Entertainment reporting exploded in the 1980s with the arrival of shows such as “Entertainment Tonight” and “Access Hollywood.” By the early ’90s almost every TV station had its own reviewer or reporter. A decade later, most of those local broadcasters are gone. “They pick up stuff from syndicated sources or rely on [entertainment] shows to satisfy the need,” Mr. Sheehan said. “And there are some stations who don’t think it’s worth doing.”
He left broadcasting for a few years to produce TV shows, including HBO’s first regular series, “Backstage in Hollywood.” He also produced the first Broadway play shot live on video, a $3 million production of “Pippin,” directed by Bob Fosse.
During the 1980s Mr. Sheehan moved to KNBC-TV under a deal that included specials on the NBC network. He returned to CBS in 1994 and began doing his annual specials, which include “Summer Movie Magic.”
He looks forward to spending more time with his three children, all grown, and his fourth wife, whom he married two years ago. He doesn’t rule out returning to reviewing, but he won’t miss sitting through some of today’s movies.

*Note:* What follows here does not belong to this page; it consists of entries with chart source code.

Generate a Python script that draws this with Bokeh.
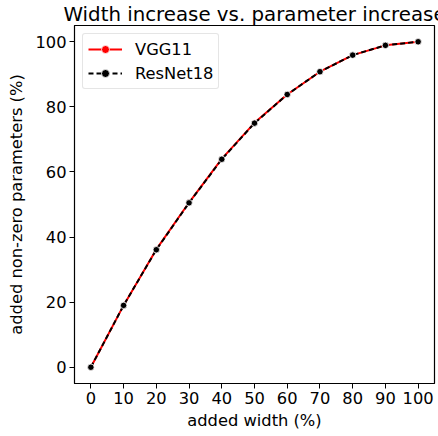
from bokeh.plotting import figure
from bokeh.models import Range1d, FixedTicker, Legend, LegendItem
from bokeh.embed import file_html
from bokeh.resources import INLINE

widths = [0, 10, 20, 30, 40, 50, 60, 70, 80, 90, 100]
vgg11 = [0, 19, 36.2, 50.6, 64, 75.1, 83.8, 90.8, 95.9, 98.9, 100]
resnet18 = [0, 19, 36.1, 50.5, 63.9, 75.0, 83.8, 90.8, 95.9, 98.9, 100]
x_ticks = [0, 10, 20, 30, 40, 50, 60, 70, 80, 90, 100]
y_ticks = [0, 20, 40, 60, 80, 100]

FONT = "DejaVu Sans"
FS = "16.3px"

p = figure(width=438, height=436, output_backend="svg", toolbar_location=None,
           x_range=Range1d(-5, 105), y_range=Range1d(-5, 105),
           title="Width increase vs. parameter increase",
           min_border_left=74, min_border_right=4, min_border_top=0, min_border_bottom=53)

p.title.text_font = FONT
p.title.text_font_size = "19.8px"
p.title.text_font_style = "normal"
p.title.text_color = "black"
p.title.align = "center"
p.title.standoff = 0
p.title.offset = 0

p.xgrid.visible = False
p.ygrid.visible = False
p.outline_line_color = "black"
p.outline_line_width = 1.2

for ax, ticks in ((p.xaxis, x_ticks), (p.yaxis, y_ticks)):
    ax.ticker = FixedTicker(ticks=ticks)
    ax.minor_tick_line_color = None
    ax.major_tick_out = 5
    ax.major_tick_in = 0
    ax.major_label_text_font = FONT
    ax.major_label_text_font_size = FS
    ax.major_label_text_color = "black"
    ax.axis_label_text_font = FONT
    ax.axis_label_text_font_size = FS
    ax.axis_label_text_font_style = "normal"
    ax.axis_label_text_color = "black"
    ax.axis_line_color = "black"
    ax.major_tick_line_color = "black"
    ax.major_label_standoff = 3

p.xaxis.axis_label = "added width (%)"
p.yaxis.axis_label = "added non-zero parameters (%)"
p.xaxis.axis_label_standoff = 4
p.yaxis.axis_label_standoff = 6

l1 = p.line(widths, vgg11, line_color="red", line_width=2)
s1 = p.scatter(widths, vgg11, size=6, fill_color="red", line_color="white", line_width=0.8)
l2 = p.line(widths, resnet18, line_color="black", line_width=2, line_dash="5 3")
s2 = p.scatter(widths, resnet18, size=6.5, fill_color="black", line_color="white", line_width=0.8)

legend = Legend(items=[LegendItem(label="VGG11", renderers=[l1, s1]),
                       LegendItem(label="ResNet18", renderers=[l2, s2])],
                location="top_left")
legend.label_text_font = FONT
legend.label_text_font_size = FS
legend.label_text_color = "black"
legend.border_line_color = "#cccccc"
legend.border_line_width = 1
legend.border_radius = 3
legend.glyph_width = 34
legend.glyph_height = 20
legend.label_height = 20
legend.spacing = 4
legend.padding = 5
legend.margin = 8
legend.label_standoff = 13
p.add_layout(legend)

open("out.html", "w").write(file_html(p, INLINE))
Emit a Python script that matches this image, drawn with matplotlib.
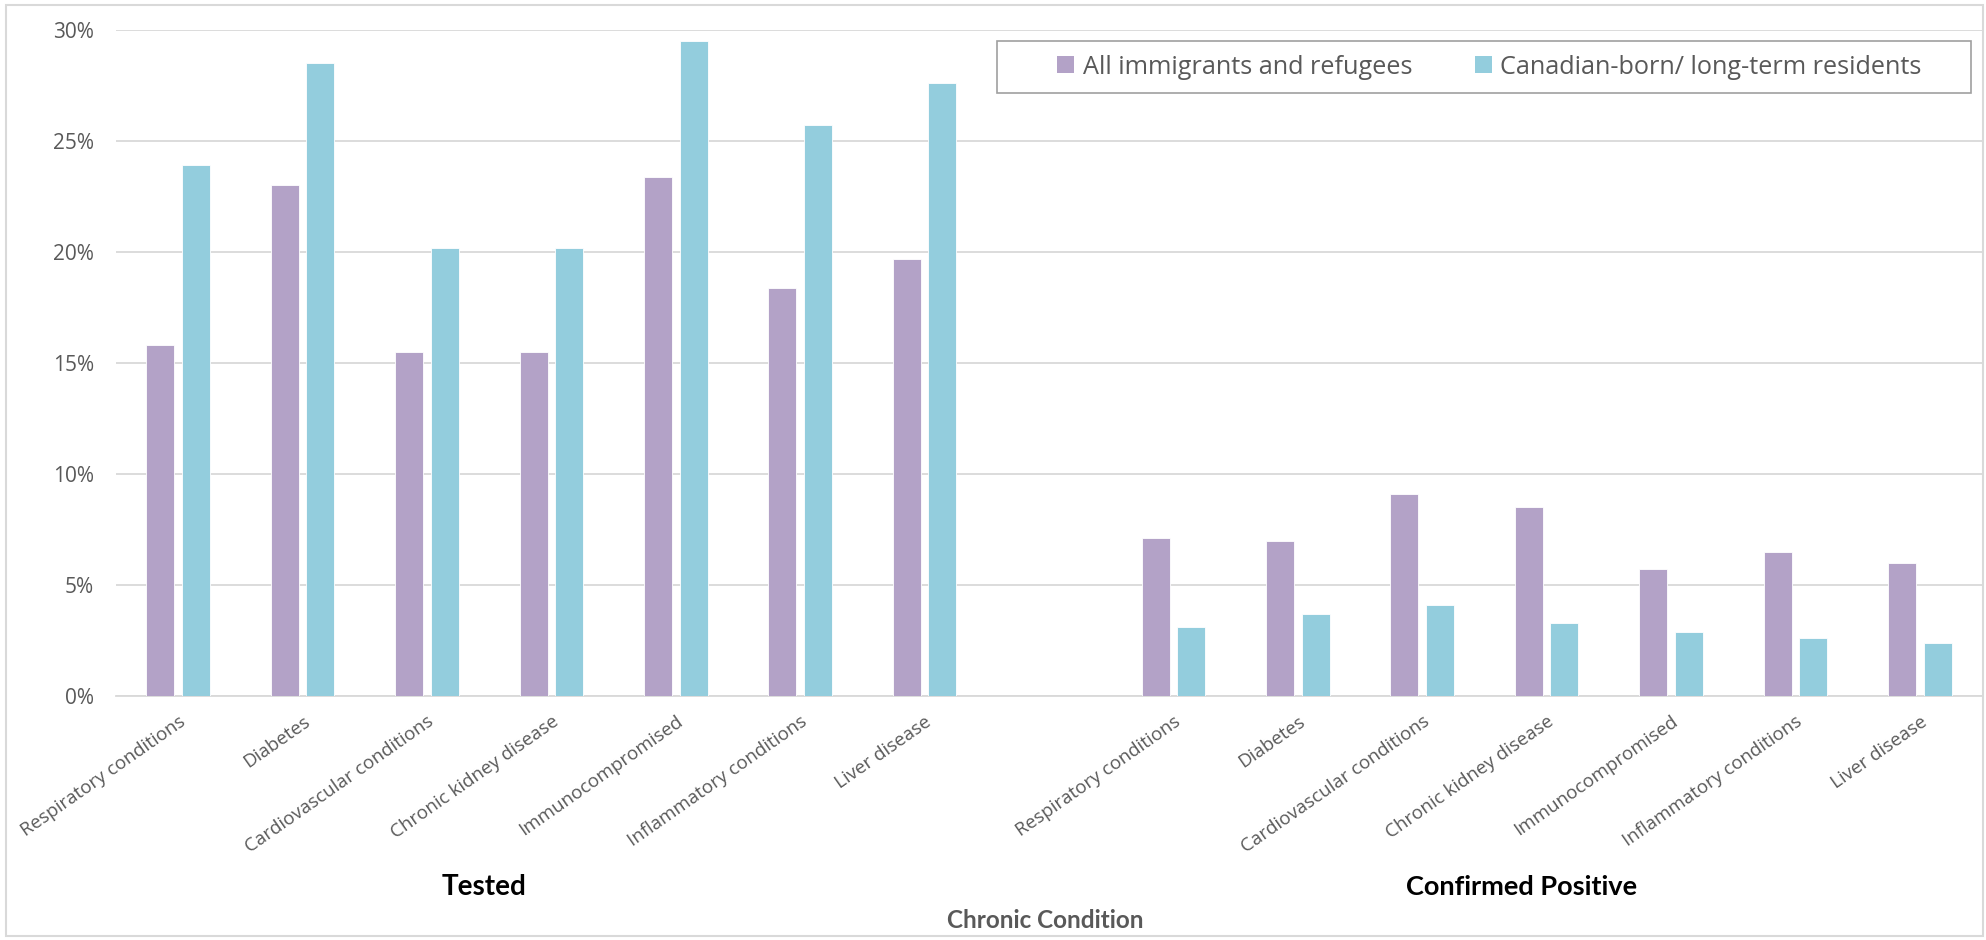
import matplotlib
matplotlib.use("Agg")
import matplotlib.pyplot as plt
from matplotlib.patches import Rectangle, Patch
import numpy as np

conditions = ["Respiratory conditions", "Diabetes", "Cardiovascular conditions",
              "Chronic kidney disease", "Immunocompromised",
              "Inflammatory conditions", "Liver disease"]
groups = ["Tested", "Confirmed Positive"]
series_names = ["All immigrants and refugees", "Canadian-born/ long-term residents"]

tested_immigrants = [15.8, 23.0, 15.5, 15.5, 23.4, 18.4, 19.7]
tested_canadian = [23.9, 28.5, 20.2, 20.2, 29.5, 25.7, 27.6]
positive_immigrants = [7.1, 7.0, 9.1, 8.5, 5.7, 6.5, 6.0]
positive_canadian = [3.1, 3.7, 4.1, 3.3, 2.9, 2.6, 2.4]

yticks = [0, 5, 10, 15, 20, 25, 30]

c_purple = "#B3A2C7"
c_cyan = "#93CDDD"
grid_c = "#D9D9D9"
txt_c = "#595959"

plt.rcParams['font.family'] = ['Open Sans', 'DejaVu Sans']

W, H = 1986, 940
fig = plt.figure(figsize=(W / 100, H / 100), dpi=100)
ax = fig.add_axes([116 / W, 1 - 696 / H, (1982 - 116) / W, (696 - 30) / H])

n = len(conditions)
x1 = np.arange(n)
x2 = np.arange(n) + n + 1
bw = 0.225
off = 0.143
kw = dict(width=bw, edgecolor="white", linewidth=0.6, zorder=3)
ax.bar(x1 - off, tested_immigrants, color=c_purple, **kw)
ax.bar(x1 + off, tested_canadian, color=c_cyan, **kw)
ax.bar(x2 - off, positive_immigrants, color=c_purple, **kw)
ax.bar(x2 + off, positive_canadian, color=c_cyan, **kw)

ax.set_xlim(-0.5, 2 * n + 0.5)
ax.set_ylim(0, 30)
ax.set_yticks(yticks)
ax.set_yticklabels([f"{v}%" for v in yticks], fontsize=15, color=txt_c)
ax.yaxis.grid(True, color=grid_c, linewidth=1.3, zorder=0)
ax.set_axisbelow(True)
for s in ["top", "right", "left"]:
    ax.spines[s].set_visible(False)
ax.spines["bottom"].set_color(grid_c)
ax.spines["bottom"].set_linewidth(1.3)
ax.tick_params(axis="y", length=0, pad=16)
ax.tick_params(axis="x", length=0, pad=12)

xt = list(x1) + list(x2)
ax.set_xticks(xt)
ax.set_xticklabels(conditions + conditions, rotation=35, ha="right",
                   rotation_mode="anchor", fontsize=13.5, color=txt_c)

# group labels
fig.text(484 / W, 1 - 887 / H, groups[0], fontsize=20, fontweight="bold",
         family=["Lato", "DejaVu Sans"], color="black", ha="center", va="center")
fig.text(1522 / W, 1 - 887 / H, groups[1], fontsize=19.5, fontweight="bold",
         family=["Lato", "DejaVu Sans"], color="black", ha="center", va="center")
fig.text(1045 / W, 1 - 921 / H, "Chronic Condition", fontsize=17.5,
         family=["Lato", "DejaVu Sans"], fontweight="bold", color=txt_c,
         ha="center", va="center")

handles = [Patch(facecolor=c_purple, edgecolor="none"),
           Patch(facecolor=c_cyan, edgecolor="none")]
fs_leg = 18.2
em = fs_leg * 100 / 72
leg = fig.legend(handles, series_names, loc="center left",
                 bbox_to_anchor=(1057 / W, 1 - 67 / H), ncol=2,
                 fontsize=fs_leg, frameon=False,
                 handlelength=17 / em, handleheight=17 / em,
                 handletextpad=9 / em, columnspacing=62 / em,
                 borderpad=0, borderaxespad=0)
for t in leg.get_texts():
    t.set_color(txt_c)
fig.patches.append(Rectangle((997 / W, 1 - 93 / H), (1971 - 997) / W, (93 - 41) / H,
                             transform=fig.transFigure, fill=False,
                             edgecolor="#A0A0A0", linewidth=1.2))

fig.patches.append(Rectangle((6 / W, 1 - 936 / H), (1983 - 6) / W, (936 - 5) / H,
                             transform=fig.transFigure, fill=False,
                             edgecolor=grid_c, linewidth=1.5))

fig.savefig("out.png", dpi=100)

“I have a real love for movies with a positive message, a positive vibration, a positive story,” Mr. Sheehan said. “And I have a prejudice against violence. I do try to take into account that there is an audience out there that loves these so-called action movies, loaded with violence. I always take the audience into account and never try to force anybody to agree with my opinion.”
It’s my opinion that David Sheehan has been a real pioneer in TV entertainment news, and for that reason wherever he lands, he deserves two thumbs up for a life and career well lived.